##### Dataset content #####

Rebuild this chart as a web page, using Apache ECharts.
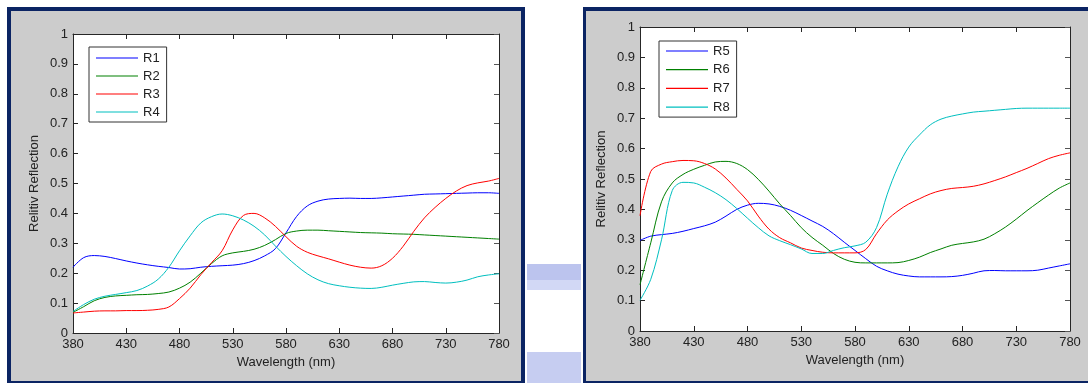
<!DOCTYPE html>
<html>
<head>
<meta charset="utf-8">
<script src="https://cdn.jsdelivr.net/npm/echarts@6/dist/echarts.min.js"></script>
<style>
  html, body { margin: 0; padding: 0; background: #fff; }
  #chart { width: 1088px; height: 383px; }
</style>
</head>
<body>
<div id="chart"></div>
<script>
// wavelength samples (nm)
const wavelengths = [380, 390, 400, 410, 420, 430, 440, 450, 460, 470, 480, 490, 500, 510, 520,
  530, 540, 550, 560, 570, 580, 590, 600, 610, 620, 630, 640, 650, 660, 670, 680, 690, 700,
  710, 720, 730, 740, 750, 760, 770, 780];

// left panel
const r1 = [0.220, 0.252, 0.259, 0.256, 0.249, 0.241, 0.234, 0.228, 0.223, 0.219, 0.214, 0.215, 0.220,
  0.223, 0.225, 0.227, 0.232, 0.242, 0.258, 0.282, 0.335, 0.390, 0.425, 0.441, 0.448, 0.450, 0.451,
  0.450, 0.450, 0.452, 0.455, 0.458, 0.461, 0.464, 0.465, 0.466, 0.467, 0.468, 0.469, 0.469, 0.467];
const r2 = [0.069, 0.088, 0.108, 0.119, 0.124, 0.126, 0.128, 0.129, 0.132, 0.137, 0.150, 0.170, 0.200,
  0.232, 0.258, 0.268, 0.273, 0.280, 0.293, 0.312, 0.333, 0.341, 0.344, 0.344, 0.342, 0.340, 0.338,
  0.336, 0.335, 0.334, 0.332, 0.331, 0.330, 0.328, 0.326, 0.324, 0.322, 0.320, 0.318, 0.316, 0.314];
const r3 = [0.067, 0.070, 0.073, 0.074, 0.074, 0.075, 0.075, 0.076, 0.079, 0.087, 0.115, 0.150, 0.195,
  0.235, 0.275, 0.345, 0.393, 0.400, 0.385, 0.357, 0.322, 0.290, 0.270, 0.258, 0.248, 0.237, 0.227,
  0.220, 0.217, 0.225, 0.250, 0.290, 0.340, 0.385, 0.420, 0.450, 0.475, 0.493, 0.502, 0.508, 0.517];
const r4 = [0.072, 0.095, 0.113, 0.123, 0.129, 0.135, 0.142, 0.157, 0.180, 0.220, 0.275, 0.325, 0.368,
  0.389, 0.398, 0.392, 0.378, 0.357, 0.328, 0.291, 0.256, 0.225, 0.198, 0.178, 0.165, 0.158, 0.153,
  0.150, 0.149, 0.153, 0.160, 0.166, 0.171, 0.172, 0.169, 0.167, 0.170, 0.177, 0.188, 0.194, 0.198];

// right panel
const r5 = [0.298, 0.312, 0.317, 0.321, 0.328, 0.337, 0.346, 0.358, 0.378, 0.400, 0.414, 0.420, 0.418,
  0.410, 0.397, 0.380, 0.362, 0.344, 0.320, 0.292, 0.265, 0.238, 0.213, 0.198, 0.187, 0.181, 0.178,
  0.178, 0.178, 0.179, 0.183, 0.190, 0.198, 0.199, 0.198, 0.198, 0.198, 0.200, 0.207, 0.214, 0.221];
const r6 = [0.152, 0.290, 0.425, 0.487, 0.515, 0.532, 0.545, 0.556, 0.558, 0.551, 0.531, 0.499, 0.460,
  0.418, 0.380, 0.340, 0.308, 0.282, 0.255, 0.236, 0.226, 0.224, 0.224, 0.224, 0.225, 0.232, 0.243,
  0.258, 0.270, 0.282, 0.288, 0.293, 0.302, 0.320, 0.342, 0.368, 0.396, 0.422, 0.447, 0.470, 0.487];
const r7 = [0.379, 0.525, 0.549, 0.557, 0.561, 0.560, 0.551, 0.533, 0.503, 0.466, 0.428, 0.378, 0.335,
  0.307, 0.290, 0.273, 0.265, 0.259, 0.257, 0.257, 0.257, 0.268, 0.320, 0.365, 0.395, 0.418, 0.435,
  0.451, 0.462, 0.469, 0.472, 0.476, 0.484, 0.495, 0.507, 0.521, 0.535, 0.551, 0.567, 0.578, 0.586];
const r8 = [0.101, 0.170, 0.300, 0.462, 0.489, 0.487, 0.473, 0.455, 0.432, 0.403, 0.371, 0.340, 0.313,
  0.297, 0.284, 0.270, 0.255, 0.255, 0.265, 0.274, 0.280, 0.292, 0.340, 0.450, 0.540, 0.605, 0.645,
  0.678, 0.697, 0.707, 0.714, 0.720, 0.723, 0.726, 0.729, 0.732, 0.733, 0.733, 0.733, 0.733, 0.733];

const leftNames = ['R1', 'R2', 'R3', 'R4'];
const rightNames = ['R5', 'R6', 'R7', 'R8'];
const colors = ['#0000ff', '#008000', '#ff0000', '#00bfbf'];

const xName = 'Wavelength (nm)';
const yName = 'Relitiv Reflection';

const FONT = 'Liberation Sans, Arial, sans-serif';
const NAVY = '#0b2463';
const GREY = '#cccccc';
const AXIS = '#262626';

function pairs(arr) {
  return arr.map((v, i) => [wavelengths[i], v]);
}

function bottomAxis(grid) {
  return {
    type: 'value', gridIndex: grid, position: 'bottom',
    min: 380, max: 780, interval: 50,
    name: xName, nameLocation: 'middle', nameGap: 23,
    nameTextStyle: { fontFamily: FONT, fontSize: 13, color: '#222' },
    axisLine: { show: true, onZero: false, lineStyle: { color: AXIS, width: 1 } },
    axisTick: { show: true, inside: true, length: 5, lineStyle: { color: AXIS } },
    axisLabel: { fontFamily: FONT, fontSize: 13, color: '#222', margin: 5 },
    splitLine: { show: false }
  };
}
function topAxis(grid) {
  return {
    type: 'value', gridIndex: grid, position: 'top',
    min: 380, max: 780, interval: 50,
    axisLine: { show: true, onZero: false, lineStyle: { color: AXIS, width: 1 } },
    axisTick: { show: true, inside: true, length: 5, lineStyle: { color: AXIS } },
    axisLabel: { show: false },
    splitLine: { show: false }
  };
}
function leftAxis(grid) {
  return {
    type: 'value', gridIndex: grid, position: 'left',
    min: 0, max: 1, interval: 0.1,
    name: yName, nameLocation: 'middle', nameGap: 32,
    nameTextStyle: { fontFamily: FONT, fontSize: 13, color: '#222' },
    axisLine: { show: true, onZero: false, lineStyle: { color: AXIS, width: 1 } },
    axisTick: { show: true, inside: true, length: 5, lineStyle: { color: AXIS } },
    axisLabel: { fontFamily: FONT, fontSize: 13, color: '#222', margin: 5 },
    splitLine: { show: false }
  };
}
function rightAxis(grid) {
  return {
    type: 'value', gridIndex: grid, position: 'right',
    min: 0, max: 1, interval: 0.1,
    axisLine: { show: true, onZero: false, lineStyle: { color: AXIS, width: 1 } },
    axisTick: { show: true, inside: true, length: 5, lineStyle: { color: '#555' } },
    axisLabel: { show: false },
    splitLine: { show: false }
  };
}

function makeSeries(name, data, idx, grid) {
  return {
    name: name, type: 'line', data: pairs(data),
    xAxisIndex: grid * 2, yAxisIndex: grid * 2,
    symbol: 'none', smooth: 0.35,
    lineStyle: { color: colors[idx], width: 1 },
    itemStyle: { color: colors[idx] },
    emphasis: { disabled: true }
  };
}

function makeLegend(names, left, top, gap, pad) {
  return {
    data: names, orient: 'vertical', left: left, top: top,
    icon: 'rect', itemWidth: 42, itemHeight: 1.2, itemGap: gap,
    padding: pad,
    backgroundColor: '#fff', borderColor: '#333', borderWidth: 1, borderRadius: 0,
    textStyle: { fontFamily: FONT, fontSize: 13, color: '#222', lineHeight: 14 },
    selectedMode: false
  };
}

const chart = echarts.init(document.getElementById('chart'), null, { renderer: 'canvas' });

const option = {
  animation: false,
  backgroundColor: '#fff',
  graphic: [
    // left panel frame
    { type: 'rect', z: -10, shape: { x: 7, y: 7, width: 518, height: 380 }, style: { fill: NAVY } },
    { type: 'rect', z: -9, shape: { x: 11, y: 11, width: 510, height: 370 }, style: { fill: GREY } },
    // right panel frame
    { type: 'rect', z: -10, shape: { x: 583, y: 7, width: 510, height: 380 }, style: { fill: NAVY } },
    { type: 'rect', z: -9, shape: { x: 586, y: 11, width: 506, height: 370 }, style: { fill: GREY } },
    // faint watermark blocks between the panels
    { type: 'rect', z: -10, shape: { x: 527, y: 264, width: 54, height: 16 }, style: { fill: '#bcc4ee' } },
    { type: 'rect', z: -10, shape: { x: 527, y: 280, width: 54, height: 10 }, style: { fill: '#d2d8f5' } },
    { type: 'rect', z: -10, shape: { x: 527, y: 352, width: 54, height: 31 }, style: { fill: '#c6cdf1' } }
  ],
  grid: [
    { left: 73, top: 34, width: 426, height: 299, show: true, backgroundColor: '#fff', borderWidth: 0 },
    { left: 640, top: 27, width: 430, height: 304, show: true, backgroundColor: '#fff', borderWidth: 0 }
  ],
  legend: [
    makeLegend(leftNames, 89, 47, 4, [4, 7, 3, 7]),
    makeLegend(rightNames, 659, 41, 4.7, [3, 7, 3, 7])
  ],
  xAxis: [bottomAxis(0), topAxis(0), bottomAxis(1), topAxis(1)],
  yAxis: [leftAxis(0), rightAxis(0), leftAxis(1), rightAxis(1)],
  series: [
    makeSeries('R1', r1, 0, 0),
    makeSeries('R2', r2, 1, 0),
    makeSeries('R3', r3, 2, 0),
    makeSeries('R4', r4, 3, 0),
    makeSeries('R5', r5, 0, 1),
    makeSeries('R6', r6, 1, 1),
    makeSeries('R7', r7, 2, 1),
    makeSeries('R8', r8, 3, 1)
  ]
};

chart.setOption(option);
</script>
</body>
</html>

#####

Given exercise >>
Write out, word for word, the lines from the start of the data through the one holding "0.188, 0.194, 0.198];". Omit pictures.

Written response >>
Rebuild this chart as a web page, using Apache ECharts.
<!DOCTYPE html>
<html>
<head>
<meta charset="utf-8">
<script src="https://cdn.jsdelivr.net/npm/echarts@6/dist/echarts.min.js"></script>
<style>
  html, body { margin: 0; padding: 0; background: #fff; }
  #chart { width: 1088px; height: 383px; }
</style>
</head>
<body>
<div id="chart"></div>
<script>
// wavelength samples (nm)
const wavelengths = [380, 390, 400, 410, 420, 430, 440, 450, 460, 470, 480, 490, 500, 510, 520,
  530, 540, 550, 560, 570, 580, 590, 600, 610, 620, 630, 640, 650, 660, 670, 680, 690, 700,
  710, 720, 730, 740, 750, 760, 770, 780];

// left panel
const r1 = [0.220, 0.252, 0.259, 0.256, 0.249, 0.241, 0.234, 0.228, 0.223, 0.219, 0.214, 0.215, 0.220,
  0.223, 0.225, 0.227, 0.232, 0.242, 0.258, 0.282, 0.335, 0.390, 0.425, 0.441, 0.448, 0.450, 0.451,
  0.450, 0.450, 0.452, 0.455, 0.458, 0.461, 0.464, 0.465, 0.466, 0.467, 0.468, 0.469, 0.469, 0.467];
const r2 = [0.069, 0.088, 0.108, 0.119, 0.124, 0.126, 0.128, 0.129, 0.132, 0.137, 0.150, 0.170, 0.200,
  0.232, 0.258, 0.268, 0.273, 0.280, 0.293, 0.312, 0.333, 0.341, 0.344, 0.344, 0.342, 0.340, 0.338,
  0.336, 0.335, 0.334, 0.332, 0.331, 0.330, 0.328, 0.326, 0.324, 0.322, 0.320, 0.318, 0.316, 0.314];
const r3 = [0.067, 0.070, 0.073, 0.074, 0.074, 0.075, 0.075, 0.076, 0.079, 0.087, 0.115, 0.150, 0.195,
  0.235, 0.275, 0.345, 0.393, 0.400, 0.385, 0.357, 0.322, 0.290, 0.270, 0.258, 0.248, 0.237, 0.227,
  0.220, 0.217, 0.225, 0.250, 0.290, 0.340, 0.385, 0.420, 0.450, 0.475, 0.493, 0.502, 0.508, 0.517];
const r4 = [0.072, 0.095, 0.113, 0.123, 0.129, 0.135, 0.142, 0.157, 0.180, 0.220, 0.275, 0.325, 0.368,
  0.389, 0.398, 0.392, 0.378, 0.357, 0.328, 0.291, 0.256, 0.225, 0.198, 0.178, 0.165, 0.158, 0.153,
  0.150, 0.149, 0.153, 0.160, 0.166, 0.171, 0.172, 0.169, 0.167, 0.170, 0.177, 0.188, 0.194, 0.198];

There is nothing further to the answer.